N'exagérons rien; à la fin du XIXème, l'Etat français avait déjà quelques siècles de vol, et une réalité pesante connue de tous. Le plus important du contexte d'alors me semble être l'avènement de la IIIème république, après de nombreuse décennies d' empires, de restaurations et de monarchies, faisant suite à une défaite majeure et à la perte d'un morceau de territoire hautement symbolique. C'était surtout cette image d'une république forte, une et indivisible (ô combien indivisible!) qu'il fallait asseoir, tout comme il fallait faire prendre au peuple le tournant majeur de la révolution industrielle... Ce n'est certes pas un hasard si la plupart des "héros" mythifiés par cette "histoire de france" illustrent ceux qui se battent jusqu'au bout contre l'envahisseur ou ceux qui menacent nos frontières (Vercingétorix évidemment, mais aussi Jeanne Hachette, le "grand ferré", Duguesclin, Jeanne d'arc (née où? je vous le donne en mille, dans la chère province volée par les teutons), Barat, etc...etc...
Cette "histoire de france" là (que j'ai encore anonnée sur les bancs de l'école au début des années soixante) faisait partie d'un "kit" idéologique et politique très IIIème, qui incluait:
- un peuple et une histoire commune, et une lutte féroce contre les cultures et langues régionnales (on peut pleurer de voir les écoliers algériens ou canaques réciter "nos ancêtres les gaulois", c'était tout aussi lamentable pour les bretons, les basques, les catalans ou les alsaciens -euh, non, pardon, pas les alsaciens justement- qui devaient abandonner leur langue maternelle sous peine de sanctions permanentes)
- une guerre républicaine, anti-royaliste (les royalistes étaient encore très forts et très menaçants), anti-cléricale (les cléricalistes s'identifiant peu ou prou avec les royalistes)
- une école pour tous, publique, laïque et obligatoire (j'y reviendrai)
- un colonialisme offensif, sur fond idéologique de mission civilisatrice...
Certes, il est inutile de chercher à distribuer des bons ou des mauvais points à tels ou tels historiens, hommes politiques ou enseignants, ces acteurs réagissant comme des hommes et des femmes de leur époque, et y apparaissant d'ailleurs comme des progressistes et des humanistes, mais
Je pense qu'il n'y avait pas de volonté consciente de faire partager aux enfants des colonies l'histoire des Français.

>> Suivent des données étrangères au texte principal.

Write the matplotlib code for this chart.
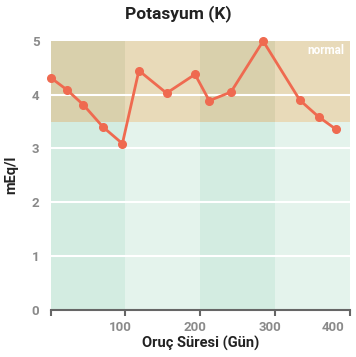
import matplotlib
matplotlib.use("Agg")
import matplotlib.pyplot as plt
from matplotlib.transforms import ScaledTranslation

days = [1, 22, 44, 70, 96, 118, 155, 193, 212, 241, 284, 333, 358, 381]
potassium = [4.31, 4.09, 3.81, 3.40, 3.09, 4.45, 4.03, 4.38, 3.89, 4.05, 5.0, 3.90, 3.59, 3.36]
band_edges = [0, 100, 200, 300, 400]
normal_low, normal_high = 3.5, 5.0
xticks = [100, 200, 300, 400]
yticks = [0, 1, 2, 3, 4, 5]

plt.rcParams['font.family'] = ['Roboto', 'DejaVu Sans']
fig = plt.figure(figsize=(3.56, 3.57), dpi=100)
ax = fig.add_axes([0.142, 0.133, 0.841, 0.752])

green = ['#d3ece1', '#e4f3ec']
tan = ['#d9d0ac', '#e8dab9']
ymax = 5.0
for i in range(len(band_edges) - 1):
    ax.axvspan(band_edges[i], band_edges[i + 1], ymin=0, ymax=normal_low / ymax,
               color=green[i % 2], lw=0, zorder=0)
    ax.axvspan(band_edges[i], band_edges[i + 1], ymin=normal_low / ymax, ymax=1,
               color=tan[i % 2], lw=0, zorder=0)

for y in yticks[1:-1]:
    ax.axhline(y, color='white', lw=1.5, zorder=1)

ax.plot(days, potassium, color='#ef6a50', lw=2, marker='o', ms=5.5, zorder=3, clip_on=False)

ax.text(392, 4.82, 'normal', color='white', fontweight='bold', fontsize=8.5,
        ha='right', va='center', zorder=4)

ax.set_xlim(0, 400)
ax.set_ylim(0, 5)
ax.set_xticks([0] + xticks)
ax.set_xticklabels([''] + [str(t) for t in xticks])
ax.set_yticks(yticks)
for s in ['top', 'right', 'left']:
    ax.spines[s].set_visible(False)
ax.spines['bottom'].set_color('#666666')
ax.spines['bottom'].set_linewidth(1.5)
ax.tick_params(axis='x', colors='#666666', length=4, width=1.5, labelsize=9.5, labelcolor='#8a8a8a', pad=4)
ax.tick_params(axis='y', length=0, labelsize=9.5, labelcolor='#8a8a8a', pad=8)
for lab in ax.get_xticklabels() + ax.get_yticklabels():
    lab.set_fontweight('bold')
xlabs = ax.get_xticklabels()
for k, lab in enumerate(xlabs[1:], start=1):
    shift = -4 / 72 if k < len(xlabs) - 1 else -12 / 72
    lab.set_transform(lab.get_transform() + ScaledTranslation(shift, 0, fig.dpi_scale_trans))

ax.set_xlabel('Oruç Süresi (Gün)', fontsize=10.5, fontweight='bold', color='#222222', labelpad=2)
ax.set_ylabel('mEq/l', fontsize=10.5, fontweight='bold', color='#222222', labelpad=10)
fig.suptitle('Potasyum (K)', y=0.985, fontsize=12.5, fontweight='bold', color='#222222')

fig.savefig('out.png', dpi=100)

Comme l'a écrit Faget, c'est plutôt l'utilisation de manuels scolaires faits pour notre pays qui en a été la cause.
(
J'ai enseigné la physique en Afrique Noire, au bord de la mer, il y a quelques années . L'explication de la notion de pression proposée dans le manuel du lycée où j'enseignais, reposait sur une magnifique photo d'un skieur dévalant une pente neigeuse ! Cela n'était évidemment pas une incitation à venir faire du tourisme dans les Alpes )
Je pense que la majorité des enseignants utilisant ces manuels d'Histoire faits pour les Français n'en a pas "profité" pour essayer de produire de nouveaux Français dans les colonies, et qu'elle était consciente du décalage, et donc du côté ridicule, à insister sur "nos ancêtres".
Si, les "hussards noirs de la république" avaient été créés pour porter cette idéologie, pour la faire passer, de force si nécessaire, en France comme dans les colonies. Vrais soldats de l'an II de la troisième république, mal payés, mal considérés, souvent mal accueillis dans nombre de provinces, ils considéraient leur mission comme un véritable apostolat, d'autant plus investi qu'ils pensaient sincèrement être porteurs du progrès et de la liberté... et cela ne retire rien à leurs qualités personnelles... simplement autres temps, autres moeurs... peut-être est-ce à ce prix que la fille aînée de l'église devient l'arrière-petite fille de gaulois.
Peut-être aussi est-ce cette vision historique, collée étroitement aux priorités politiques, voire en dépendant presque entièrement, étriquée, anachronique et étroite, qui nous parait aujourd'hui si ridicule.
Afin qu'aucune interprétation douteuse ne soit faite de ce post, je précise que je me définis comme athée, laïque, républicain, et si possible progressiste.
Mais je ne suis pas sûr qu'un peuple ait besoin d'un mythe fondateur pour exister, surtout s'il faut le faire payer à d'autres.